En l’espèce, la personne placée en garde à vue à solliciter de rencontrer son avocat habituel (au vu du casier il doit s’agir d’un client institutionnel pour le confrère) dont il donne les coordonnées y compris le numéro de téléphone portable.
Il précise qu’au cas ou son avocat ne serait pas disponible ou pas joignable il souhaite l’intervention de l’avocat de permanence.
Ici, les policiers font bien leur travail dans un premier temps puisqu’ils tentent de contacter l’avocat désigné sans succès. Et que font-ils ensuite ?
Rien ou plutôt, ils vont attendre 5 heures pour téléphoner à la permanence du barreau pour solliciter l’intervention de l’avocat de permanence alors que le gardé à vue peut rencontrer un avocat dès la première heure de sa garde à vue.
Deuxième dossier, même topo quant l’avis tardif au parquet du début de la mesure de garde à vue.
Mais il existe un souci pour ces deux procédures. Le JLD n’est en effet pas compétent pour annuler la procédure. Seul le tribunal correctionnel qui jugera l’affaire au fond peut examiner les nullités de la procédure.
Reste donc à convaincre le JLD de la pertinence de mon argumentation pour l’amener à refuser de placer les deux intéressés en détention provisoire comme le demande le parquet.
Le JLD décidera finalement d’un placement sous contrôle judiciaire et d’un placement en détention provisoire motivé par les antécédents de l’intéressé et la nature violente des faits qui lui sont reprochés tout en soulignant toutefois la probable irrégularité de la procédure (il sera jugé demain en début d’après-midi).

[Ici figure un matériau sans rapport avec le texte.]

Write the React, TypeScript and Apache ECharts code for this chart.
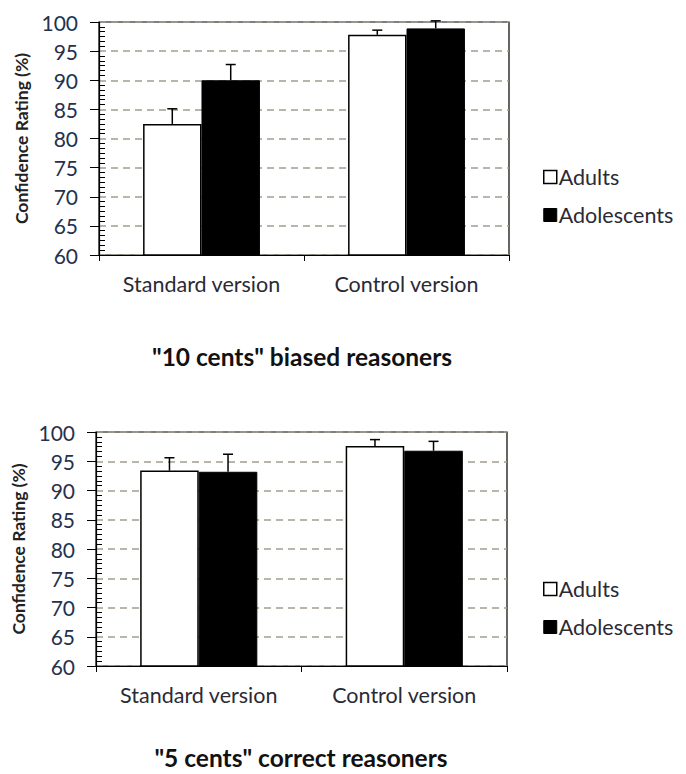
import React, { useEffect, useRef } from "react";
import * as echarts from "echarts";

const categories = ["Standard version", "Control version"];
const seriesNames = ["Adults", "Adolescents"];
const yTicks = [60, 65, 70, 75, 80, 85, 90, 95, 100];

// Top panel: "10 cents" biased reasoners
const biasedAdults = [82.5, 97.8];
const biasedAdolescents = [90.0, 98.9];
const biasedAdultsErr = [2.6, 0.8];
const biasedAdolescentsErr = [2.7, 1.3];

// Bottom panel: "5 cents" correct reasoners
const correctAdults = [93.4, 97.6];
const correctAdolescents = [93.2, 96.8];
const correctAdultsErr = [2.2, 1.1];
const correctAdolescentsErr = [3.0, 1.6];

const titles = ['"10 cents" biased reasoners', '"5 cents" correct reasoners'];

const FONT = "Lato, 'Open Sans', sans-serif";
const BAR_FRAC = 0.285;

export default function App() {
  const ref = useRef<HTMLDivElement>(null);
  useEffect(() => {
    if (!ref.current) return;
    const chart = echarts.init(ref.current, undefined, { renderer: "svg" });

    const grids = [
      { left: 99, top: 22, width: 410, height: 233 },
      { left: 96, top: 432, width: 411, height: 234 },
    ];

    const xAxes: any[] = [];
    const yAxes: any[] = [];
    const series: any[] = [];
    const panels = [
      { a: biasedAdults, b: biasedAdolescents, ea: biasedAdultsErr, eb: biasedAdolescentsErr },
      { a: correctAdults, b: correctAdolescents, ea: correctAdultsErr, eb: correctAdolescentsErr },
    ];

    panels.forEach((p, gi) => {
      xAxes.push({
        type: "category",
        gridIndex: gi,
        data: categories,
        axisLine: { lineStyle: { color: "#000", width: 1.2 } },
        axisTick: { show: true, length: 6, lineStyle: { color: "#000" } },
        axisLabel: { interval: 0, hideOverlap: false, color: "#2a2a35", fontSize: 21.5, fontFamily: FONT, margin: 18 },
      });
      yAxes.push({
        type: "value",
        gridIndex: gi,
        min: yTicks[0],
        max: yTicks[yTicks.length - 1],
        interval: 5,
        name: "Confidence Rating (%)",
        nameLocation: "middle",
        nameGap: 66,
        nameTextStyle: { fontSize: 17.5, fontWeight: "bold", color: "#222", fontFamily: FONT },
        axisLine: { show: true, lineStyle: { color: "#000", width: 1.2 } },
        axisTick: { show: true, length: 9, lineStyle: { color: "#000" } },
        axisLabel: { color: "#25314d", fontSize: 21, fontFamily: FONT, margin: 21 },
        splitLine: { show: true, lineStyle: { color: "#a39d8f", type: [7, 5], width: 1.5 } },
      });
      // overlay axis for inner minor ticks
      yAxes.push({
        type: "value",
        gridIndex: gi,
        min: yTicks[0],
        max: yTicks[yTicks.length - 1],
        interval: 5,
        position: "left",
        axisLine: { show: false },
        axisTick: { show: false, inside: true },
        axisLabel: { show: false },
        splitLine: { show: false },
        minorTick: { show: true, splitNumber: 6, length: 6, lineStyle: { color: "#000", width: 1 } },
      });
      const yIdx = gi * 2;
      series.push({
        name: seriesNames[0],
        type: "bar",
        xAxisIndex: gi,
        yAxisIndex: yIdx,
        data: p.a,
        barWidth: BAR_FRAC * 100 + "%",
        barGap: "0%",
        itemStyle: { color: "#fff", borderColor: "#000", borderWidth: 1.5 },
      });
      series.push({
        name: seriesNames[1],
        type: "bar",
        xAxisIndex: gi,
        yAxisIndex: yIdx,
        data: p.b,
        barWidth: BAR_FRAC * 100 + "%",
        barGap: "0%",
        itemStyle: { color: "#000", borderColor: "#000", borderWidth: 1 },
      });
      [
        { vals: p.a, errs: p.ea, sign: -1 },
        { vals: p.b, errs: p.eb, sign: 1 },
      ].forEach((s) => {
        series.push({
          type: "custom",
          xAxisIndex: gi,
          yAxisIndex: yIdx,
          z: 5,
          clip: false,
          data: s.vals.map((v, i) => [i, v, s.errs[i]]),
          encode: { x: 0, y: 1 },
          renderItem: (params: any, api: any) => {
            const idx = api.value(0);
            const v = api.value(1);
            const e = api.value(2);
            const band = api.size([1, 0])[0];
            const off = (s.sign * band * BAR_FRAC) / 2;
            const base = api.coord([idx, v]);
            const top = api.coord([idx, v + e]);
            const x = base[0] + off;
            return {
              type: "group",
              children: [
                { type: "line", shape: { x1: x, y1: base[1], x2: x, y2: top[1] }, style: { stroke: "#000", lineWidth: 1.5 } },
                { type: "line", shape: { x1: x - 5, y1: top[1], x2: x + 5, y2: top[1] }, style: { stroke: "#000", lineWidth: 1.5 } },
              ],
            };
          },
        });
      });
    });

    const legendData = [
      { name: seriesNames[0], itemStyle: { color: "#fff", borderColor: "#000", borderWidth: 1.5 } },
      { name: seriesNames[1], itemStyle: { color: "#000", borderColor: "#000", borderWidth: 1 } },
    ];
    const legendCommon = {
      orient: "vertical",
      left: 538,
      icon: "rect",
      itemWidth: 13,
      itemHeight: 13,
      itemGap: 16,
      selectedMode: false,
      data: legendData,
      textStyle: { fontSize: 21.5, color: "#2a2a35", fontFamily: FONT, padding: [0, 0, 0, -3] },
    };

    const titleStyle = { fontSize: 24.5, fontWeight: "bold", fill: "#111", fontFamily: FONT, align: "center", verticalAlign: "middle" };

    chart.setOption({
      animation: false,
      backgroundColor: "#fff",
      grid: grids.map((g) => ({ ...g, show: true, borderColor: "#000", borderWidth: 1.2, backgroundColor: "transparent" })),
      graphic: [
        { type: "text", x: 302, y: 356, style: { ...titleStyle, text: titles[0] } },
        { type: "text", x: 301, y: 757, style: { ...titleStyle, text: titles[1] } },
      ],
      legend: [
        { ...legendCommon, top: 161 },
        { ...legendCommon, top: 573 },
      ],
      xAxis: xAxes,
      yAxis: yAxes,
      series,
    });
    return () => chart.dispose();
  }, []);
  return <div ref={ref} style={{ position: "fixed", left: 0, top: 0, width: 686, height: 774 }} />;
}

Il est 19 heures, reste à traiter le cas d’un mineur qui ressort du bureau du juge après avoir été mis en examen et s’être fait remonter sévèrement les bretelles tant par le juge que par son frère et son avocat.
20h15, fin de l’audience j’arrive chez moi 45 minutes plus tard, fatigué mais finalement heureux de cette journée.
Heureux avec ce sentiment d’avoir fait correctement mon travail, heureux aussi d’avoir été suivi par un Juge des Libertés et de la détention qui n’hésite pas à me suivre dans mon argumentation sur les irrégularités de procédure et qui me semble faire son travail en toute objectivité ce qui parfois fait défaut.
Et puis demain, c’est férié pour moi.